Written instruction » Restate each line word for word. Leave out every picture.

Data supplied »
════════════════
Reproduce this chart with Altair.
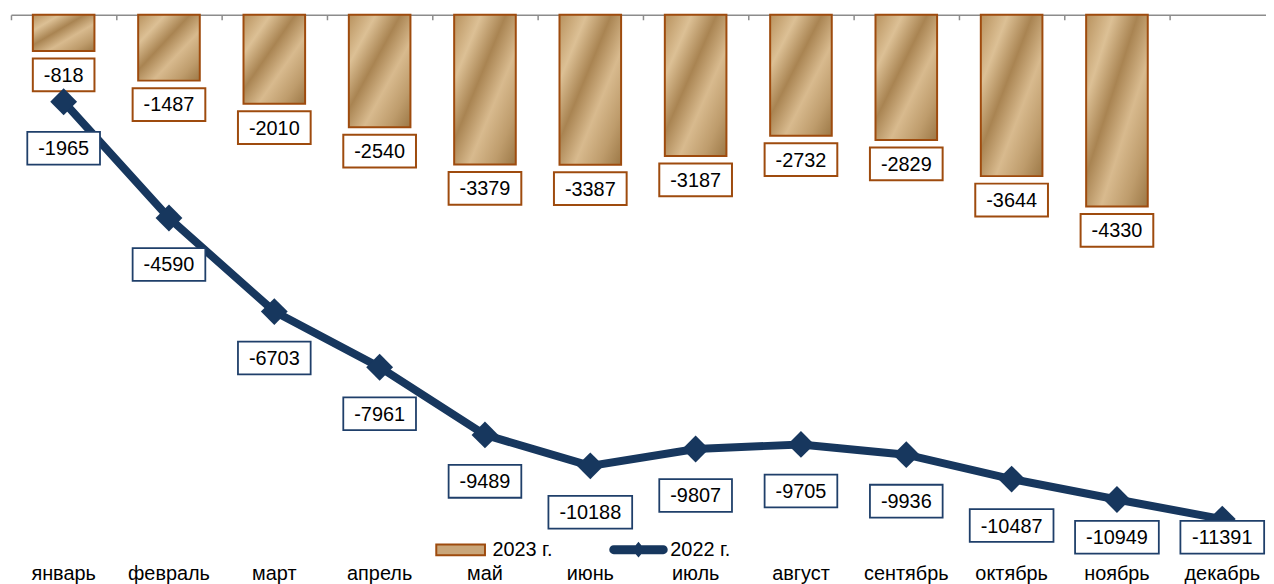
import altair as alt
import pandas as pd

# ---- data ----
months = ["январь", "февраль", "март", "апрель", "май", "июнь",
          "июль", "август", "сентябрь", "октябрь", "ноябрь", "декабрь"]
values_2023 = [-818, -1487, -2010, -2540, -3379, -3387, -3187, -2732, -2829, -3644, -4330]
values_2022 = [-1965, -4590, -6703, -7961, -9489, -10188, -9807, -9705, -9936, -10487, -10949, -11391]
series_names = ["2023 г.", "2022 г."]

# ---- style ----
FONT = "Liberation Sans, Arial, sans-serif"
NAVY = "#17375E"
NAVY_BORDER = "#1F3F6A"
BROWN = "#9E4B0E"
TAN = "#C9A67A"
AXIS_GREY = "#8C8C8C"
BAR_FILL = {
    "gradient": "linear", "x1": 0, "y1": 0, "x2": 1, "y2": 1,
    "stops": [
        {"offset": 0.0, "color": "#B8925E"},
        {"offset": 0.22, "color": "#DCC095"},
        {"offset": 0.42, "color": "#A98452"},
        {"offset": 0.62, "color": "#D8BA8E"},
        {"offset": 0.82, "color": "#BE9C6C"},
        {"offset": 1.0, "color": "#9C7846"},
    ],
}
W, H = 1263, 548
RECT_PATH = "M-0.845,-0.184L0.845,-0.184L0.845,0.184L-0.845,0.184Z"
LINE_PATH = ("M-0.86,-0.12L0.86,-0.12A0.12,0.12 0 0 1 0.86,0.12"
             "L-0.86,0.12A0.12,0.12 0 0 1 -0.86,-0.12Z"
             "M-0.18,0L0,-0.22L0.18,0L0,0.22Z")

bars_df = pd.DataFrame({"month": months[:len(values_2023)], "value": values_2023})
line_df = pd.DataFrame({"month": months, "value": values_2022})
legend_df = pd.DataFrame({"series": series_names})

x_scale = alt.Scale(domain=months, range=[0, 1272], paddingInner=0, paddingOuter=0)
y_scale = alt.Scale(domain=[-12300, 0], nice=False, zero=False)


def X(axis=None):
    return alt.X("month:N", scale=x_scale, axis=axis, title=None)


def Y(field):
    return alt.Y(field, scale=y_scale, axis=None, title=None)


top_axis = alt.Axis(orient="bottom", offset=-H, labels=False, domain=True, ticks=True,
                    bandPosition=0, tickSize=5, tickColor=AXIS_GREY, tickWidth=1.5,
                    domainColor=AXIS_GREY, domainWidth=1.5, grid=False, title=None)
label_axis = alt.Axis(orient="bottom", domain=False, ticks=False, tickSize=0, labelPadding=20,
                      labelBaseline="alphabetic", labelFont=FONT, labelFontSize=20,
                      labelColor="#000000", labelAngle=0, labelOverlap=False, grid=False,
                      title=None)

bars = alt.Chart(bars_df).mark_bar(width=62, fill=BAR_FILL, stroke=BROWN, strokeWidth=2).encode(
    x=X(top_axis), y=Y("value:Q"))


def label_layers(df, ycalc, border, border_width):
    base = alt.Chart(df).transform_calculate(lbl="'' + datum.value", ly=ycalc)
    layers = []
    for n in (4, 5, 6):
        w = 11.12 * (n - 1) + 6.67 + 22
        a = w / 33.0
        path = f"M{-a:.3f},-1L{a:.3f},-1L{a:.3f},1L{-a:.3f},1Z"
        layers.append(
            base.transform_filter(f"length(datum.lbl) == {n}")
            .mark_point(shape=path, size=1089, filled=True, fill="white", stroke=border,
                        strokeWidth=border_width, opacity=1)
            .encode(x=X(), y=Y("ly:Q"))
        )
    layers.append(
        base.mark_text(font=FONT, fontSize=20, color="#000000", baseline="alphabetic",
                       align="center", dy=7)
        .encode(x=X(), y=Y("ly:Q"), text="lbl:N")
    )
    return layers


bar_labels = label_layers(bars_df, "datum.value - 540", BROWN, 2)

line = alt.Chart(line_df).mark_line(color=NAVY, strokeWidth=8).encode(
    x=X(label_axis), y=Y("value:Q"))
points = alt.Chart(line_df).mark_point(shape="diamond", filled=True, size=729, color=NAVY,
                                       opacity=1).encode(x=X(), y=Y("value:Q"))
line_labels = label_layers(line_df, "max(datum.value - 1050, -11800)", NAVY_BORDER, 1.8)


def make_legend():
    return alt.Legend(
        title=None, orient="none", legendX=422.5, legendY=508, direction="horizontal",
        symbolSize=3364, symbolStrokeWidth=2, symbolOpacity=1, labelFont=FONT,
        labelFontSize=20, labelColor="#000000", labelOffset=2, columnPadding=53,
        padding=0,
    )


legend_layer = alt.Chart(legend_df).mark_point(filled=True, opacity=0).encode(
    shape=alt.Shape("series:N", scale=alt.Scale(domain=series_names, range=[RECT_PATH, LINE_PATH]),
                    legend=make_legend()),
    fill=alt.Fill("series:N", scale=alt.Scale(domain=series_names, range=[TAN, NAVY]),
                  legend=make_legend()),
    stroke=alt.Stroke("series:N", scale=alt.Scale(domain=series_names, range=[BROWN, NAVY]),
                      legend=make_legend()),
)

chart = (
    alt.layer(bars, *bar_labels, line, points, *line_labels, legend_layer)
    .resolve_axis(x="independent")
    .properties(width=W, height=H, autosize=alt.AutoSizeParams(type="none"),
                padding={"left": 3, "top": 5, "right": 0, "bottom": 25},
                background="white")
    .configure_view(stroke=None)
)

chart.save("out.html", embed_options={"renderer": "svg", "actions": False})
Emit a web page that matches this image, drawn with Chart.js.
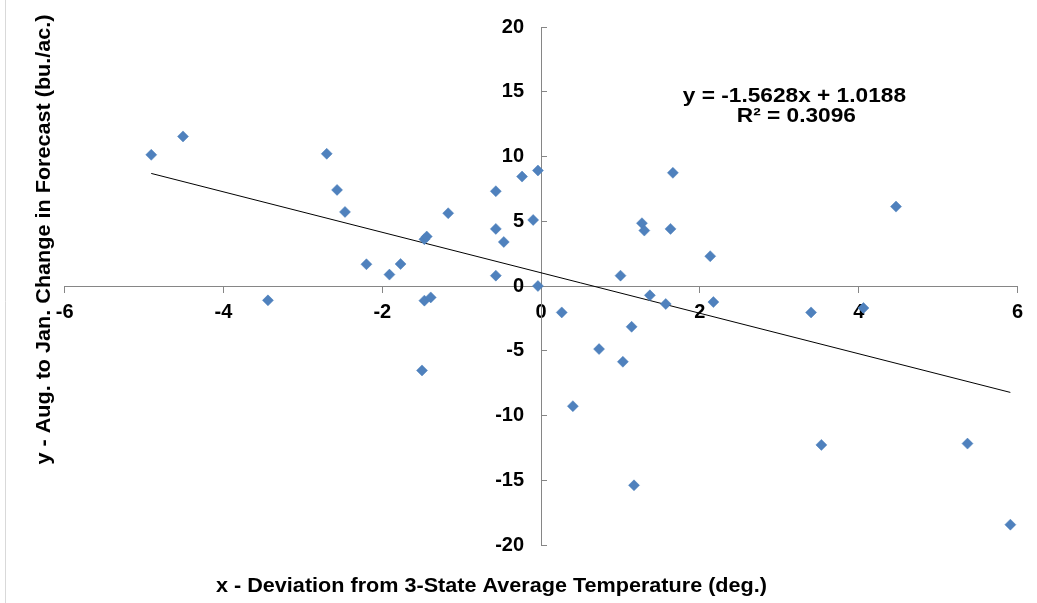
════════════════
Answer to the exercise »
Reproduce this chart with Altair.
import altair as alt
import pandas as pd

# ---- data ----
months = ["январь", "февраль", "март", "апрель", "май", "июнь",
          "июль", "август", "сентябрь", "октябрь", "ноябрь", "декабрь"]
values_2023 = [-818, -1487, -2010, -2540, -3379, -3387, -3187, -2732, -2829, -3644, -4330]
values_2022 = [-1965, -4590, -6703, -7961, -9489, -10188, -9807, -9705, -9936, -10487, -10949, -11391]
series_names = ["2023 г.", "2022 г."]

# ---- style ----
FONT = "Liberation Sans, Arial, sans-serif"
NAVY = "#17375E"
NAVY_BORDER = "#1F3F6A"
BROWN = "#9E4B0E"
TAN = "#C9A67A"
AXIS_GREY = "#8C8C8C"
BAR_FILL = {
    "gradient": "linear", "x1": 0, "y1": 0, "x2": 1, "y2": 1,
    "stops": [
        {"offset": 0.0, "color": "#B8925E"},
        {"offset": 0.22, "color": "#DCC095"},
        {"offset": 0.42, "color": "#A98452"},
        {"offset": 0.62, "color": "#D8BA8E"},
        {"offset": 0.82, "color": "#BE9C6C"},
        {"offset": 1.0, "color": "#9C7846"},
    ],
}
W, H = 1263, 548
RECT_PATH = "M-0.845,-0.184L0.845,-0.184L0.845,0.184L-0.845,0.184Z"
LINE_PATH = ("M-0.86,-0.12L0.86,-0.12A0.12,0.12 0 0 1 0.86,0.12"
             "L-0.86,0.12A0.12,0.12 0 0 1 -0.86,-0.12Z"
             "M-0.18,0L0,-0.22L0.18,0L0,0.22Z")

bars_df = pd.DataFrame({"month": months[:len(values_2023)], "value": values_2023})
line_df = pd.DataFrame({"month": months, "value": values_2022})
legend_df = pd.DataFrame({"series": series_names})

x_scale = alt.Scale(domain=months, range=[0, 1272], paddingInner=0, paddingOuter=0)
y_scale = alt.Scale(domain=[-12300, 0], nice=False, zero=False)


def X(axis=None):
    return alt.X("month:N", scale=x_scale, axis=axis, title=None)


def Y(field):
    return alt.Y(field, scale=y_scale, axis=None, title=None)


top_axis = alt.Axis(orient="bottom", offset=-H, labels=False, domain=True, ticks=True,
                    bandPosition=0, tickSize=5, tickColor=AXIS_GREY, tickWidth=1.5,
                    domainColor=AXIS_GREY, domainWidth=1.5, grid=False, title=None)
label_axis = alt.Axis(orient="bottom", domain=False, ticks=False, tickSize=0, labelPadding=20,
                      labelBaseline="alphabetic", labelFont=FONT, labelFontSize=20,
                      labelColor="#000000", labelAngle=0, labelOverlap=False, grid=False,
                      title=None)

bars = alt.Chart(bars_df).mark_bar(width=62, fill=BAR_FILL, stroke=BROWN, strokeWidth=2).encode(
    x=X(top_axis), y=Y("value:Q"))


def label_layers(df, ycalc, border, border_width):
    base = alt.Chart(df).transform_calculate(lbl="'' + datum.value", ly=ycalc)
    layers = []
    for n in (4, 5, 6):
        w = 11.12 * (n - 1) + 6.67 + 22
        a = w / 33.0
        path = f"M{-a:.3f},-1L{a:.3f},-1L{a:.3f},1L{-a:.3f},1Z"
        layers.append(
            base.transform_filter(f"length(datum.lbl) == {n}")
            .mark_point(shape=path, size=1089, filled=True, fill="white", stroke=border,
                        strokeWidth=border_width, opacity=1)
            .encode(x=X(), y=Y("ly:Q"))
        )
    layers.append(
        base.mark_text(font=FONT, fontSize=20, color="#000000", baseline="alphabetic",
                       align="center", dy=7)
        .encode(x=X(), y=Y("ly:Q"), text="lbl:N")
    )
    return layers


bar_labels = label_layers(bars_df, "datum.value - 540", BROWN, 2)

line = alt.Chart(line_df).mark_line(color=NAVY, strokeWidth=8).encode(
    x=X(label_axis), y=Y("value:Q"))
points = alt.Chart(line_df).mark_point(shape="diamond", filled=True, size=729, color=NAVY,
                                       opacity=1).encode(x=X(), y=Y("value:Q"))
line_labels = label_layers(line_df, "max(datum.value - 1050, -11800)", NAVY_BORDER, 1.8)


def make_legend():
    return alt.Legend(
        title=None, orient="none", legendX=422.5, legendY=508, direction="horizontal",
        symbolSize=3364, symbolStrokeWidth=2, symbolOpacity=1, labelFont=FONT,
        labelFontSize=20, labelColor="#000000", labelOffset=2, columnPadding=53,
        padding=0,
    )


legend_layer = alt.Chart(legend_df).mark_point(filled=True, opacity=0).encode(
    shape=alt.Shape("series:N", scale=alt.Scale(domain=series_names, range=[RECT_PATH, LINE_PATH]),
                    legend=make_legend()),
    fill=alt.Fill("series:N", scale=alt.Scale(domain=series_names, range=[TAN, NAVY]),
                  legend=make_legend()),
    stroke=alt.Stroke("series:N", scale=alt.Scale(domain=series_names, range=[BROWN, NAVY]),
                      legend=make_legend()),
)

chart = (
    alt.layer(bars, *bar_labels, line, points, *line_labels, legend_layer)
    .resolve_axis(x="independent")
    .properties(width=W, height=H, autosize=alt.AutoSizeParams(type="none"),
                padding={"left": 3, "top": 5, "right": 0, "bottom": 25},
                background="white")
    .configure_view(stroke=None)
)

chart.save("out.html", embed_options={"renderer": "svg", "actions": False})
Emit a web page that matches this image, drawn with Chart.js.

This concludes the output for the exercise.